TASK TO CARRY OUT: Would you return all of this data exactly, leaving nothing out?

COLLECTED DATA:
========================

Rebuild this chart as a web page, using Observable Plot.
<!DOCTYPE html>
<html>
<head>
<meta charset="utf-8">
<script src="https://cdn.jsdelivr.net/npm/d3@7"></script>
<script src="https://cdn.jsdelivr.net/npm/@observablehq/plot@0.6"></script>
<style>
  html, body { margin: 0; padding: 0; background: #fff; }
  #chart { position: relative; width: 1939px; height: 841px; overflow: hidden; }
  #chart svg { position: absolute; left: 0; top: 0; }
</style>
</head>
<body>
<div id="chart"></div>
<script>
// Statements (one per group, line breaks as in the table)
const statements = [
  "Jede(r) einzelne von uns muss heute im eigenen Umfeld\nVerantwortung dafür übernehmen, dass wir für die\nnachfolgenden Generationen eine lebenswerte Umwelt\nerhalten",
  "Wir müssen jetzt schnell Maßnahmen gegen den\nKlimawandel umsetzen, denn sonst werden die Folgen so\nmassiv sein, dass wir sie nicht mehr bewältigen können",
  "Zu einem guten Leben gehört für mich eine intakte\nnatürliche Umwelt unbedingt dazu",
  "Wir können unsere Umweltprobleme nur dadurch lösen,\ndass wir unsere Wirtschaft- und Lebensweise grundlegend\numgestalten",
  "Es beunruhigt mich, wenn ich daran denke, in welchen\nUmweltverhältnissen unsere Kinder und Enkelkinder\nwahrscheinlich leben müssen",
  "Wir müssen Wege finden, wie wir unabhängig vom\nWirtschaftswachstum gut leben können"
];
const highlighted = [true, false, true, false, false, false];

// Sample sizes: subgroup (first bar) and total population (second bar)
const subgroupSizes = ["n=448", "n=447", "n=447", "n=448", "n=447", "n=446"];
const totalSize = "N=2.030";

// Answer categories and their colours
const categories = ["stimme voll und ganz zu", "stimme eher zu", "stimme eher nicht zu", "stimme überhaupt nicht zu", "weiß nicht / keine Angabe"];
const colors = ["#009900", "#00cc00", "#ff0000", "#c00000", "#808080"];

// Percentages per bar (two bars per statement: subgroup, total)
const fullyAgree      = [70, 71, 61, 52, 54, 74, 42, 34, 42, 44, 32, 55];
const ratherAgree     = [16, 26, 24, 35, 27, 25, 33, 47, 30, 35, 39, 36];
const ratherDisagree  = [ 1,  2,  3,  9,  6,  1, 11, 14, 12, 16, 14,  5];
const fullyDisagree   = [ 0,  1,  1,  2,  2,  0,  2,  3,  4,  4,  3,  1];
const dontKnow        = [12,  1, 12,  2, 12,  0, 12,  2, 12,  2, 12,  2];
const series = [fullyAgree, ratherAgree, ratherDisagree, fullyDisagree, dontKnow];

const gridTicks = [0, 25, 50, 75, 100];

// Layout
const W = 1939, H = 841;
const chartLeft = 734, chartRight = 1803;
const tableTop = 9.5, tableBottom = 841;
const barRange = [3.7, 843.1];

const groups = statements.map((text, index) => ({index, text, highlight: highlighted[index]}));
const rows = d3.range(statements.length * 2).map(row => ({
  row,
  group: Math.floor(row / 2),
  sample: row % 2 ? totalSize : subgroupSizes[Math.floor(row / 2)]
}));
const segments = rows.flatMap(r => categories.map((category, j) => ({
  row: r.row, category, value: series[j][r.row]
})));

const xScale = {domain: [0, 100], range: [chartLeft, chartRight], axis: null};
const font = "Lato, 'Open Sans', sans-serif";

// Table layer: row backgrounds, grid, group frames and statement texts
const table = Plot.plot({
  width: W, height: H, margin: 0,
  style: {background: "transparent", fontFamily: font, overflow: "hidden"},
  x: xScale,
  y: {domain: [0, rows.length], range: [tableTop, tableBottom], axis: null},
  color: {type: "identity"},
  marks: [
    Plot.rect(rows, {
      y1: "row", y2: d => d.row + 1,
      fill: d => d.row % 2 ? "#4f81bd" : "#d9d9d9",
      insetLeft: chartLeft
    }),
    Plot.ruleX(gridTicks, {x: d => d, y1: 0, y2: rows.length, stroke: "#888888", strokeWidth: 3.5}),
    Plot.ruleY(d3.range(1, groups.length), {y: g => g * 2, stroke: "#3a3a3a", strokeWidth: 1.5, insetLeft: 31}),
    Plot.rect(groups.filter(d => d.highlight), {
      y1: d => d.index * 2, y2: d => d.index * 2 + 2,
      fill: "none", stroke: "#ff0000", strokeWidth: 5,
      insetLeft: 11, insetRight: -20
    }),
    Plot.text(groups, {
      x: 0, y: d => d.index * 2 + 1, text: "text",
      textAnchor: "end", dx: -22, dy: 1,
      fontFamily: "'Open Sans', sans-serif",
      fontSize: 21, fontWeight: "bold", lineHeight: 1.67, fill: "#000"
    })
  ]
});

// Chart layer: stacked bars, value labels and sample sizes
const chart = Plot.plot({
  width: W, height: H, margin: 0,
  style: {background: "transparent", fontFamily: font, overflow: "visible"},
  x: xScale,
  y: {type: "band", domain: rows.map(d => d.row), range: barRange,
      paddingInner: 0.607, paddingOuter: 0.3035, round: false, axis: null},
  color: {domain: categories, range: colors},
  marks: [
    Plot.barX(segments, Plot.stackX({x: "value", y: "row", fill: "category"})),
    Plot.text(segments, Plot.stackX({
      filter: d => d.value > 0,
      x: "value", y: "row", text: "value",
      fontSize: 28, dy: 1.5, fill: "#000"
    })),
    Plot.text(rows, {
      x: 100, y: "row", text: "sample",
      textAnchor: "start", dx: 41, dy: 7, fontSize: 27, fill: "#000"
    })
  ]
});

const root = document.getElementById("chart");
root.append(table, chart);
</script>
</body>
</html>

========================

TASK RESULT:
Rebuild this chart as a web page, using Observable Plot.
<!DOCTYPE html>
<html>
<head>
<meta charset="utf-8">
<script src="https://cdn.jsdelivr.net/npm/d3@7"></script>
<script src="https://cdn.jsdelivr.net/npm/@observablehq/plot@0.6"></script>
<style>
  html, body { margin: 0; padding: 0; background: #fff; }
  #chart { position: relative; width: 1939px; height: 841px; overflow: hidden; }
  #chart svg { position: absolute; left: 0; top: 0; }
</style>
</head>
<body>
<div id="chart"></div>
<script>
// Statements (one per group, line breaks as in the table)
const statements = [
  "Jede(r) einzelne von uns muss heute im eigenen Umfeld\nVerantwortung dafür übernehmen, dass wir für die\nnachfolgenden Generationen eine lebenswerte Umwelt\nerhalten",
  "Wir müssen jetzt schnell Maßnahmen gegen den\nKlimawandel umsetzen, denn sonst werden die Folgen so\nmassiv sein, dass wir sie nicht mehr bewältigen können",
  "Zu einem guten Leben gehört für mich eine intakte\nnatürliche Umwelt unbedingt dazu",
  "Wir können unsere Umweltprobleme nur dadurch lösen,\ndass wir unsere Wirtschaft- und Lebensweise grundlegend\numgestalten",
  "Es beunruhigt mich, wenn ich daran denke, in welchen\nUmweltverhältnissen unsere Kinder und Enkelkinder\nwahrscheinlich leben müssen",
  "Wir müssen Wege finden, wie wir unabhängig vom\nWirtschaftswachstum gut leben können"
];
const highlighted = [true, false, true, false, false, false];

// Sample sizes: subgroup (first bar) and total population (second bar)
const subgroupSizes = ["n=448", "n=447", "n=447", "n=448", "n=447", "n=446"];
const totalSize = "N=2.030";

// Answer categories and their colours
const categories = ["stimme voll und ganz zu", "stimme eher zu", "stimme eher nicht zu", "stimme überhaupt nicht zu", "weiß nicht / keine Angabe"];
const colors = ["#009900", "#00cc00", "#ff0000", "#c00000", "#808080"];

// Percentages per bar (two bars per statement: subgroup, total)
const fullyAgree      = [70, 71, 61, 52, 54, 74, 42, 34, 42, 44, 32, 55];
const ratherAgree     = [16, 26, 24, 35, 27, 25, 33, 47, 30, 35, 39, 36];
const ratherDisagree  = [ 1,  2,  3,  9,  6,  1, 11, 14, 12, 16, 14,  5];
const fullyDisagree   = [ 0,  1,  1,  2,  2,  0,  2,  3,  4,  4,  3,  1];
const dontKnow        = [12,  1, 12,  2, 12,  0, 12,  2, 12,  2, 12,  2];
const series = [fullyAgree, ratherAgree, ratherDisagree, fullyDisagree, dontKnow];

const gridTicks = [0, 25, 50, 75, 100];

// Layout
const W = 1939, H = 841;
const chartLeft = 734, chartRight = 1803;
const tableTop = 9.5, tableBottom = 841;
const barRange = [3.7, 843.1];

const groups = statements.map((text, index) => ({index, text, highlight: highlighted[index]}));
const rows = d3.range(statements.length * 2).map(row => ({
  row,
  group: Math.floor(row / 2),
  sample: row % 2 ? totalSize : subgroupSizes[Math.floor(row / 2)]
}));
const segments = rows.flatMap(r => categories.map((category, j) => ({
  row: r.row, category, value: series[j][r.row]
})));

const xScale = {domain: [0, 100], range: [chartLeft, chartRight], axis: null};
const font = "Lato, 'Open Sans', sans-serif";

// Table layer: row backgrounds, grid, group frames and statement texts
const table = Plot.plot({
  width: W, height: H, margin: 0,
  style: {background: "transparent", fontFamily: font, overflow: "hidden"},
  x: xScale,
  y: {domain: [0, rows.length], range: [tableTop, tableBottom], axis: null},
  color: {type: "identity"},
  marks: [
    Plot.rect(rows, {
      y1: "row", y2: d => d.row + 1,
      fill: d => d.row % 2 ? "#4f81bd" : "#d9d9d9",
      insetLeft: chartLeft
    }),
    Plot.ruleX(gridTicks, {x: d => d, y1: 0, y2: rows.length, stroke: "#888888", strokeWidth: 3.5}),
    Plot.ruleY(d3.range(1, groups.length), {y: g => g * 2, stroke: "#3a3a3a", strokeWidth: 1.5, insetLeft: 31}),
    Plot.rect(groups.filter(d => d.highlight), {
      y1: d => d.index * 2, y2: d => d.index * 2 + 2,
      fill: "none", stroke: "#ff0000", strokeWidth: 5,
      insetLeft: 11, insetRight: -20
    }),
    Plot.text(groups, {
      x: 0, y: d => d.index * 2 + 1, text: "text",
      textAnchor: "end", dx: -22, dy: 1,
      fontFamily: "'Open Sans', sans-serif",
      fontSize: 21, fontWeight: "bold", lineHeight: 1.67, fill: "#000"
    })
  ]
});

// Chart layer: stacked bars, value labels and sample sizes
const chart = Plot.plot({
  width: W, height: H, margin: 0,
  style: {background: "transparent", fontFamily: font, overflow: "visible"},
  x: xScale,
  y: {type: "band", domain: rows.map(d => d.row), range: barRange,
      paddingInner: 0.607, paddingOuter: 0.3035, round: false, axis: null},
  color: {domain: categories, range: colors},
  marks: [
    Plot.barX(segments, Plot.stackX({x: "value", y: "row", fill: "category"})),
    Plot.text(segments, Plot.stackX({
      filter: d => d.value > 0,
      x: "value", y: "row", text: "value",
      fontSize: 28, dy: 1.5, fill: "#000"
    })),
    Plot.text(rows, {
      x: 100, y: "row", text: "sample",
      textAnchor: "start", dx: 41, dy: 7, fontSize: 27, fill: "#000"
    })
  ]
});

const root = document.getElementById("chart");
root.append(table, chart);
</script>
</body>
</html>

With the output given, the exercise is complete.